### What is needed
Nothing outside the range from the line with "Generate a Python" to the line with "width=1.2, color='#868686', pad=15)" belongs in the copy, and no pictures do either; repeat that range exactly.

### Data to use
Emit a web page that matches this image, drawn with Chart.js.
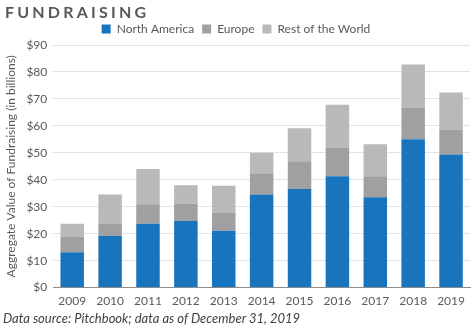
<!DOCTYPE html>
<html>
<head>
<meta charset="utf-8">
<script src="https://cdn.jsdelivr.net/npm/chart.js@4"></script>
<style>
  html, body { margin:0; padding:0; background:#fff; }
  #wrap { position:relative; width:475px; height:329px; overflow:hidden; }
  #chart { position:absolute; left:0; top:0; }
  .title { position:absolute; left:5px; top:2px; font:bold 16px Lato, "Liberation Sans", sans-serif; letter-spacing:3.2px; color:#595959; }
  .note { position:absolute; left:3px; top:310px; font:italic 13px Lato, "Liberation Sans", sans-serif; color:#404040; }
</style>
</head>
<body>
<div id="wrap">
  <canvas id="chart" width="475" height="329"></canvas>
  <div class="title">FUNDRAISING</div>
  <div class="note">Data source: Pitchbook; data as of December 31, 2019</div>
</div>
<script>
// --------- DATA ----------
const years = ['2009','2010','2011','2012','2013','2014','2015','2016','2017','2018','2019'];
const northAmerica = [13.1, 19.2, 23.7, 24.7, 21.1, 34.5, 36.6, 41.3, 33.5, 55.0, 49.4];
const europe       = [5.9, 4.6, 7.2, 6.5, 6.8, 7.6, 10.3, 10.7, 7.8, 11.8, 9.2];
const restOfWorld  = [4.7, 10.7, 13.1, 6.8, 9.9, 7.9, 12.2, 15.8, 11.9, 16.0, 13.8];

const txt = '#595959';
const font = {family:'Lato, "Liberation Sans", sans-serif', size:12};

new Chart(document.getElementById('chart'), {
  type:'bar',
  data:{
    labels:years,
    datasets:[
      {label:'North America', data:northAmerica, backgroundColor:'#1874bd'},
      {label:'Europe', data:europe, backgroundColor:'#a0a0a3'},
      {label:'Rest of the World', data:restOfWorld, backgroundColor:'#b9b9bc'}
    ]
  },
  options:{
    responsive:false,
    animation:false,
    maintainAspectRatio:false,
    layout:{padding:{left:2, right:5, top:15, bottom:15}},
    datasets:{bar:{categoryPercentage:0.62, barPercentage:1}},
    plugins:{
      legend:{
        labels:{color:txt, font:font, boxWidth:9, boxHeight:9, padding:8},
      },
      tooltip:{enabled:false}
    },
    scales:{
      x:{
        stacked:true,
        grid:{display:false, drawTicks:false},
        border:{color:'#8c8c8c'},
        ticks:{color:txt, font:font, padding:6}
      },
      y:{
        stacked:true,
        min:0, max:90,
        ticks:{stepSize:10, color:txt, font:font, padding:6, callback:v=>'$'+v},
        grid:{color:'#e3e3e3', drawTicks:false},
        border:{display:false},
        title:{display:true, text:'Aggregate Value of Fundraising (in billions)', color:txt, font:font, padding:2}
      }
    }
  }
});
</script>
</body>
</html>
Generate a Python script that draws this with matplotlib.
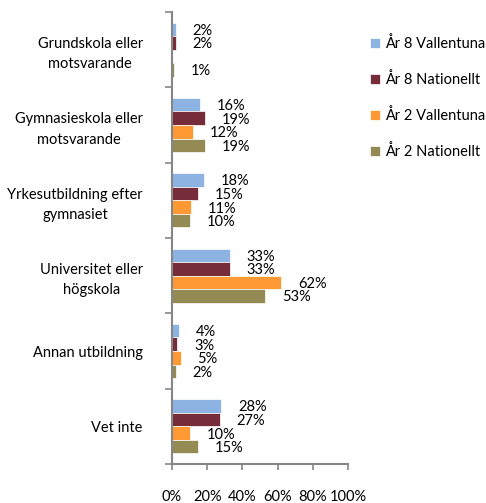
import numpy as np
import matplotlib
matplotlib.use("Agg")
import matplotlib.pyplot as plt

plt.rcParams['font.family'] = ['Lato', 'DejaVu Sans']

# data
kategorier = ["Grundskola eller\nmotsvarande",
              "Gymnasieskola eller\nmotsvarande",
              "Yrkesutbildning efter\ngymnasiet",
              "Universitet eller\nhögskola",
              "Annan utbildning",
              "Vet inte"]
serier = ["År 8 Vallentuna", "År 8 Nationellt", "År 2 Vallentuna", "År 2 Nationellt"]
ar8_vallentuna = [2, 16, 18, 33, 4, 28]
ar8_nationellt = [2, 19, 15, 33, 3, 27]
ar2_vallentuna = [0, 12, 11, 62, 5, 10]
ar2_nationellt = [1, 19, 10, 53, 2, 15]
x_ticks = [0, 20, 40, 60, 80, 100]

farger = ['#8DB3E2', '#772C3A', '#FF9933', '#948A54']
alla = [ar8_vallentuna, ar8_nationellt, ar2_vallentuna, ar2_nationellt]

fig = plt.figure(figsize=(4.86, 5.03), dpi=100)
ax = fig.add_axes([172/486, 1-464/503, 176/486, 452/503])

y = np.arange(len(kategorier))
h = 0.18
offs = [-1.5*h, -0.5*h, 0.5*h, 1.5*h]

for vals, c, o, namn in zip(alla, farger, offs, serier):
    ax.barh(y + o, vals, height=h, color=c, edgecolor='white',
            linewidth=0.5, label=namn)
    # etiketter, hoppa over nollor
    for v, yy in zip(vals, y + o):
        if v == 0:
            continue
        ax.annotate("%d%%" % v, (v, yy), xytext=(12, -1), textcoords='offset points',
                    ha='left', va='center', fontsize=10.5, color='black')

ax.set_xlim(0, 100)
ax.set_ylim(len(kategorier) - 0.5, -0.5)

ax.set_xticks(x_ticks)
ax.set_xticklabels(["%d%%" % t for t in x_ticks], fontsize=10.5)
ax.tick_params(axis='x', length=4, width=1.2, color='#868686', pad=15)

ax.set_yticks(np.arange(len(kategorier) + 1) - 0.5)
ax.set_yticklabels([])
ax.set_yticks(y, minor=True)
ax.set_yticklabels(kategorier, minor=True, fontsize=10.5, multialignment='center',
                   linespacing=1.55)
ax.tick_params(axis='y', which='major', length=5, width=1.2, color='#868686')
ax.tick_params(axis='y', which='minor', length=0, pad=21)

for s in ['top', 'right']:
    ax.spines[s].set_visible(False)
for s in ['left', 'bottom']:
    ax.spines[s].set_color('#868686')
    ax.spines[s].set_linewidth(1.5)

fig.legend(loc='upper left', bbox_to_anchor=(370/486, 1-36/503), frameon=False,
           fontsize=10.5, handlelength=0.7, handleheight=0.7, handletextpad=0.3,
           labelspacing=1.45, borderpad=0, borderaxespad=0)

fig.savefig("out.png", dpi=100)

### The solution
Generate a Python script that draws this with matplotlib.
import numpy as np
import matplotlib
matplotlib.use("Agg")
import matplotlib.pyplot as plt

plt.rcParams['font.family'] = ['Lato', 'DejaVu Sans']

# data
kategorier = ["Grundskola eller\nmotsvarande",
              "Gymnasieskola eller\nmotsvarande",
              "Yrkesutbildning efter\ngymnasiet",
              "Universitet eller\nhögskola",
              "Annan utbildning",
              "Vet inte"]
serier = ["År 8 Vallentuna", "År 8 Nationellt", "År 2 Vallentuna", "År 2 Nationellt"]
ar8_vallentuna = [2, 16, 18, 33, 4, 28]
ar8_nationellt = [2, 19, 15, 33, 3, 27]
ar2_vallentuna = [0, 12, 11, 62, 5, 10]
ar2_nationellt = [1, 19, 10, 53, 2, 15]
x_ticks = [0, 20, 40, 60, 80, 100]

farger = ['#8DB3E2', '#772C3A', '#FF9933', '#948A54']
alla = [ar8_vallentuna, ar8_nationellt, ar2_vallentuna, ar2_nationellt]

fig = plt.figure(figsize=(4.86, 5.03), dpi=100)
ax = fig.add_axes([172/486, 1-464/503, 176/486, 452/503])

y = np.arange(len(kategorier))
h = 0.18
offs = [-1.5*h, -0.5*h, 0.5*h, 1.5*h]

for vals, c, o, namn in zip(alla, farger, offs, serier):
    ax.barh(y + o, vals, height=h, color=c, edgecolor='white',
            linewidth=0.5, label=namn)
    # etiketter, hoppa over nollor
    for v, yy in zip(vals, y + o):
        if v == 0:
            continue
        ax.annotate("%d%%" % v, (v, yy), xytext=(12, -1), textcoords='offset points',
                    ha='left', va='center', fontsize=10.5, color='black')

ax.set_xlim(0, 100)
ax.set_ylim(len(kategorier) - 0.5, -0.5)

ax.set_xticks(x_ticks)
ax.set_xticklabels(["%d%%" % t for t in x_ticks], fontsize=10.5)
ax.tick_params(axis='x', length=4, width=1.2, color='#868686', pad=15)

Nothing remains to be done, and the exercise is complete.